蠱惑に満ちた非現実の世界の幻想に溺れて,あらゆる人間と事物から一人取り残された「夢想家」の孤独は,実は日常の平々凡々時やサークル内のいわば精神的習慣から取り出されたものなのである。

周知の如く「投獄・流刑・転向」後のドストは,これと訣別するわけだが,筆者によれば,

福音書やキリスト教が懲役時代の彼にとって果たして何か新しいものであっただろうか。もちろん,否である。1840年代のドストエフスキーの社会主義は,一種独特な解釈をほどこされたキリスト教以外の何ものでもなかった。

1860年代のチェルヌイシェフスキーらは,最晩年のベリンスキーの後を継ぎ実証主義的無神論的世界観を拡大するのだが,

1840年代の方が複雑であり,より矛盾に満ちており,正にそのことによってより豊かであった。

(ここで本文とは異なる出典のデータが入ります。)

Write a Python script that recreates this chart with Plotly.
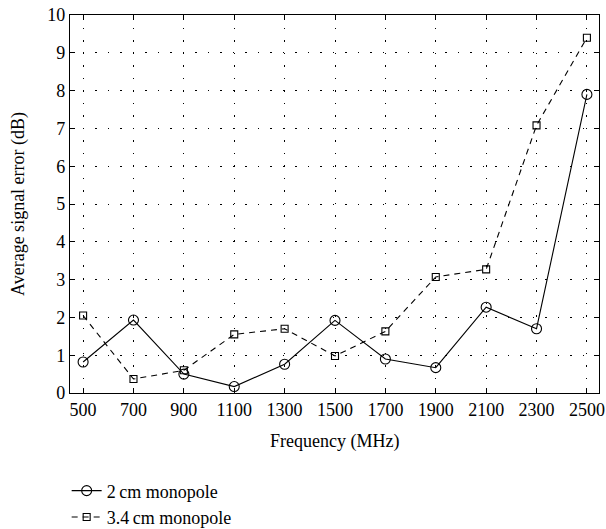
import plotly.graph_objects as go

# Frequency points (MHz)
frequency = [500, 700, 900, 1100, 1300, 1500, 1700, 1900, 2100, 2300, 2500]

# Average signal error (dB) for each monopole length
err_2cm = [0.82, 1.93, 0.50, 0.17, 0.76, 1.92, 0.90, 0.67, 2.27, 1.70, 7.90]
err_34cm = [2.05, 0.37, 0.60, 1.55, 1.70, 0.98, 1.63, 3.07, 3.27, 7.08, 9.40]

x_ticks = frequency
y_ticks = list(range(0, 11))

x_title = "Frequency (MHz)"
y_title = "Average signal error (dB)"

FONT = "Liberation Serif"
TXT = dict(family=FONT, size=18, color="black")

fig = go.Figure()
fig.add_trace(go.Scatter(
    x=frequency, y=err_2cm, name="2\u2009cm monopole",
    mode="lines+markers",
    line=dict(color="black", width=1.1, dash="solid"),
    marker=dict(symbol="circle-open", size=10, color="black", line=dict(width=1.1)),
))
fig.add_trace(go.Scatter(
    x=frequency, y=err_34cm, name="3.4\u2009cm monopole",
    mode="lines+markers",
    line=dict(color="black", width=1.1, dash="6px,5px"),
    marker=dict(symbol="square-open", size=7, color="black", line=dict(width=1.1)),
))

axis_common = dict(
    showline=True, linecolor="black", linewidth=1.2, mirror="ticks",
    ticks="inside", ticklen=5, tickwidth=1.2, tickcolor="black",
    showgrid=True, gridcolor="black", gridwidth=1, griddash="1.5px,11px",
    zeroline=False, automargin=False,
    tickfont=TXT,
)

fig.update_xaxes(range=[448, 2548], tickvals=x_ticks, **axis_common)
fig.update_yaxes(range=[0, 10], tickvals=y_ticks, **axis_common)

# Axis titles placed relative to the plotting area
fig.add_annotation(text=x_title, xref="paper", yref="paper", x=0.5, y=0,
                   xanchor="center", yanchor="middle", yshift=-48,
                   showarrow=False, font=TXT)
fig.add_annotation(text=y_title, xref="paper", yref="paper", x=0, y=0.5,
                   xanchor="center", yanchor="middle", xshift=-52, textangle=-90,
                   showarrow=False, font=TXT)

fig.update_layout(
    width=606, height=529,
    margin=dict(l=70, r=7, t=15, b=136, autoexpand=False),
    paper_bgcolor="white", plot_bgcolor="white",
    font=dict(family=FONT),
    showlegend=True,
    legend=dict(
        x=0.11, y=0.107, xanchor="left", yanchor="top",
        xref="container", yref="container",
        font=TXT,
        tracegroupgap=0, itemwidth=30, bgcolor="rgba(0,0,0,0)",
    ),
)

fig.write_html("out.html")
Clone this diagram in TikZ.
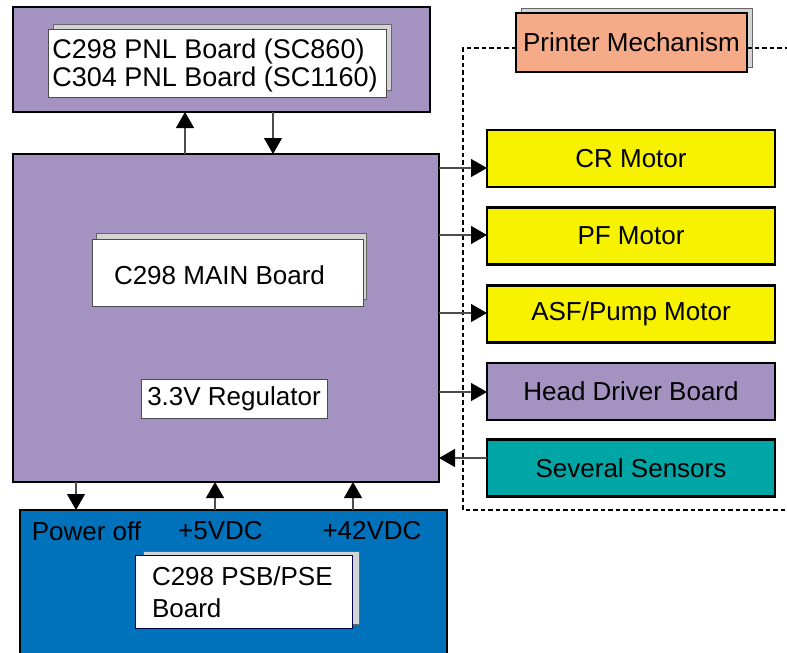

自分の生んだ人物たちと共にヒューマニズムの立場に立って神を相手に闘うこと,そのことをやめることは――その人物たちのヒューマニズムと完全に手を切ることは――ドストエフスキーは最後までできなかったのである。「地上の楽園」というユートピアンの理想――それは,キリーロフの,そしてイワン・カラマーゾフ」の「我意」を促して拒否者への道へ進ませるのであるが,――その理想は,ドストエフスキー自身の意識に対して最後まで威力を失わなかった。

のだそうだ。成る程,此処が凡百の「転びブンガク」と異なるドストの魅力ではあるだろう。そして,その原点をフェリエトン(大都市の風俗を描くバルザック流の新聞小説)に求めている。

「ペテルブルクの秘密」も,ペテルブルクによって提示される諸所の社会的対立矛盾の中にある。フェリエトニストはそれらの矛盾をペテルブルクの風景の中にさえ見,感じとる。それは,「風が甲高い声をあげ,口笛を吹きながら街々を駆けめぐり,街灯をきしませる時」であり,「社会的利害なんぞはどうでもいい,それどころじゃないんだという通行人たち」である。

ドストは,「2×2=4ってやつはね,もう生じゃなくって,死の始まりですからね」と「希求」や「個性」を論拠に,機械論的功利主義を攻撃するのだが,これは社会主義というより,もはや21世紀現在の問題であるように思われる。ヒトはすっかりデータ管理されてロボット化し,都市は水晶宮のモンスター,国営・民営・舶来の各種幸福設計機構が言い寄り,150年前にはSFであったようなことが急速に完結=死へと向かっているようではないか。そのとき,果たしてで立ち向かえるのか甚だこころもとないのだが…。
*奥付を見ると,「80年11月12日 ビゼンアサヒ×ワールドネバー」と書いてあった。当たり馬券でこの古本を買ったのだろう。28年ぶりに読了の巻。